Вот как разворачивались события. «Мы с великим князем стали говеть, — рассказывала Екатерина. — Я послала Чоглокову испросить у Её величества позволения пойти в баню в дом Чоглоковых... Ни великий князь, ни я, мы не смели выходить из дому даже на прогулку без позволения императрицы». Чоглокова принесла царевне разрешение и сказала наследнику, что тот сделал бы приятное тётке, если бы тоже пошёл в баню.

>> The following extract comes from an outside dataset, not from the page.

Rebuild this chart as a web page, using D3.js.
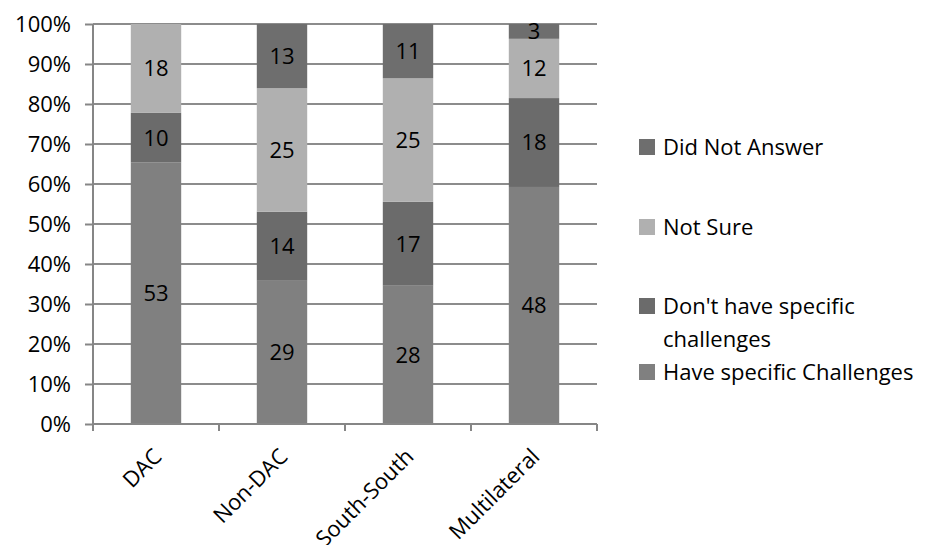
<!DOCTYPE html>
<html>
<head>
<meta charset="utf-8">
<script src="https://cdn.jsdelivr.net/npm/d3@7"></script>
<style>
  html, body { margin: 0; padding: 0; background: #fff; }
  svg text { font-family: "Open Sans", "Liberation Sans", sans-serif; fill: #000; }
</style>
</head>
<body>
<svg id="chart" width="926" height="545"></svg>
<script>
// Survey responses per donor group (counts)
const categories = ["DAC", "Non-DAC", "South-South", "Multilateral"];
const seriesNames = ["Have specific Challenges", "Don't have specific challenges", "Not Sure", "Did Not Answer"];
const haveChallenges = [53, 29, 28, 48];
const dontHave = [10, 14, 17, 18];
const notSure = [18, 25, 25, 12];
const didNotAnswer = [0, 13, 11, 3];
const yTicks = [0, 0.1, 0.2, 0.3, 0.4, 0.5, 0.6, 0.7, 0.8, 0.9, 1.0];
const seriesColors = ["#808080", "#6b6b6b", "#b0b0b0", "#6e6e6e"];

const FONT = 22;

const seriesValues = [haveChallenges, dontHave, notSure, didNotAnswer];
const rows = categories.map((c, i) => {
  const r = { category: c };
  seriesNames.forEach((s, j) => { r[s] = seriesValues[j][i]; });
  return r;
});

const svg = d3.select("#chart");
const margin = { left: 93, top: 24, plotW: 504, plotH: 400 };

const x = d3.scaleBand().domain(categories).range([margin.left, margin.left + margin.plotW]).paddingInner(0.6).paddingOuter(0.3);
const xBand = d3.scaleBand().domain(categories).range([margin.left, margin.left + margin.plotW]);
const y = d3.scaleLinear().domain([0, 1]).range([margin.top + margin.plotH, margin.top]);

const stack = d3.stack().keys(seriesNames).offset(d3.stackOffsetExpand);
const stacked = stack(rows);

// gridlines
svg.append("g").selectAll("line").data(yTicks.filter(t => t > 0)).join("line")
  .attr("x1", margin.left).attr("x2", margin.left + margin.plotW)
  .attr("y1", d => y(d)).attr("y2", d => y(d))
  .attr("stroke", "#8c8c8c").attr("stroke-width", 2);

// y axis
const yAxis = d3.axisLeft(y).tickValues(yTicks).tickFormat(d3.format(".0%")).tickSize(8).tickPadding(14);
const gy = svg.append("g").attr("transform", `translate(${margin.left},0)`).call(yAxis);
gy.select(".domain").attr("stroke", "#868686").attr("stroke-width", 2).attr("d", `M0,${margin.top}V${margin.top + margin.plotH}`);
gy.selectAll(".tick line").attr("stroke", "#868686").attr("stroke-width", 2);
gy.selectAll(".tick text").attr("font-size", FONT).attr("dy", "0.36em").style("font-family", "'Open Sans', sans-serif");

// bars
const layers = svg.append("g").selectAll("g").data(stacked).join("g")
  .attr("fill", (d, i) => seriesColors[i]);
layers.selectAll("rect").data(d => d.map(p => ({ p, key: d.key }))).join("rect")
  .attr("x", d => x(d.p.data.category))
  .attr("width", x.bandwidth())
  .attr("y", d => y(d.p[1]))
  .attr("height", d => y(d.p[0]) - y(d.p[1]));

// value labels
const labels = [];
stacked.forEach(layer => layer.forEach(p => {
  const v = p.data[layer.key];
  if (v > 0) labels.push({ cat: p.data.category, v, mid: (p[0] + p[1]) / 2 });
}));
svg.append("g").selectAll("text").data(labels).join("text")
  .attr("x", d => x(d.cat) + x.bandwidth() / 2)
  .attr("y", d => y(d.mid))
  .attr("dy", "0.36em")
  .attr("text-anchor", "middle")
  .attr("font-size", FONT)
  .text(d => d.v);

// x axis
const xAxisLine = svg.append("g");
const baseY = y(0);
xAxisLine.append("line")
  .attr("x1", margin.left).attr("x2", margin.left + margin.plotW)
  .attr("y1", baseY).attr("y2", baseY)
  .attr("stroke", "#868686").attr("stroke-width", 2);
const boundaries = categories.map(c => xBand(c)).concat([margin.left + margin.plotW]);
xAxisLine.selectAll("line.tk").data(boundaries).join("line").attr("class", "tk")
  .attr("x1", d => d).attr("x2", d => d)
  .attr("y1", baseY).attr("y2", baseY + 7)
  .attr("stroke", "#868686").attr("stroke-width", 2);
svg.append("g").selectAll("text").data(categories).join("text")
  .attr("text-anchor", "end")
  .attr("font-size", FONT)
  .attr("transform", d => `translate(${xBand(d) + xBand.bandwidth() / 2 + 7},${baseY + 34}) rotate(-45)`)
  .text(d => d);

// legend
const legendItems = [
  { name: "Did Not Answer", color: seriesColors[3], lines: ["Did Not Answer"], cy: 147 },
  { name: "Not Sure", color: seriesColors[2], lines: ["Not Sure"], cy: 227 },
  { name: "Don't have specific challenges", color: seriesColors[1], lines: ["Don't have specific", "challenges"], cy: 306 },
  { name: "Have specific Challenges", color: seriesColors[0], lines: ["Have specific Challenges"], cy: 372 }
];
const lg = svg.append("g").selectAll("g").data(legendItems).join("g");
lg.append("rect").attr("x", 639).attr("y", d => d.cy - 8).attr("width", 16).attr("height", 16).attr("fill", d => d.color);
lg.each(function(d) {
  const t = d3.select(this).append("text").attr("x", 663).attr("y", d.cy).attr("font-size", FONT);
  d.lines.forEach((ln, i) => {
    t.append("tspan").attr("x", 663).attr("dy", i === 0 ? "0.36em" : 33).text(ln);
  });
});
</script>
</body>
</html>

Это предложение Пётр принял в штыки, заявив, что «он никогда раньше в бане не был и считал посещение её одним предрассудком». Обер-гофмейстерина упрекнула его в недостатке уважения к воле государыни. Великий князь весьма резонно возразил, что «пойти в баню или не пойти, ни в чём не нарушало уважения». Спор сделался жарким. Марья Симоновна осведомилась, «знает ли он, что императрица могла бы его заключить в Санкт-Петербургскую крепость... Великий князь при этих словах задрожал и в свою очередь спросил её, говорит ли она ему от своего имени или от имени императрицы». Тут Чоглокова заявила, что «ему следовало помнить о том, что случилось с сыном Петра Великого по причине его неповиновения». Царевич сбавил тон, и его следующие слова были почти просительными. «Великий князь... сказал ей, что он никогда бы не поверил, что он, герцог Голштинский и в свою очередь владетельный князь, которого заставили приехать в Россию вопреки его воле, мог здесь подвергнуться опасности такого постыдного с ним обращения, и что если императрица не была им довольна, то ей оставалось только отослать его обратно на родину. После того он задумался, стал большими шагами ходить по комнате и потом начал плакать».

Со стороны произошедшее казалось абсурдом. Стоило ли угрожать человеку крепостью за то, что тот не хочет сходить в баню? Позднее царевна связала сцену с делом Батурина, и для неё всё встало на свои места.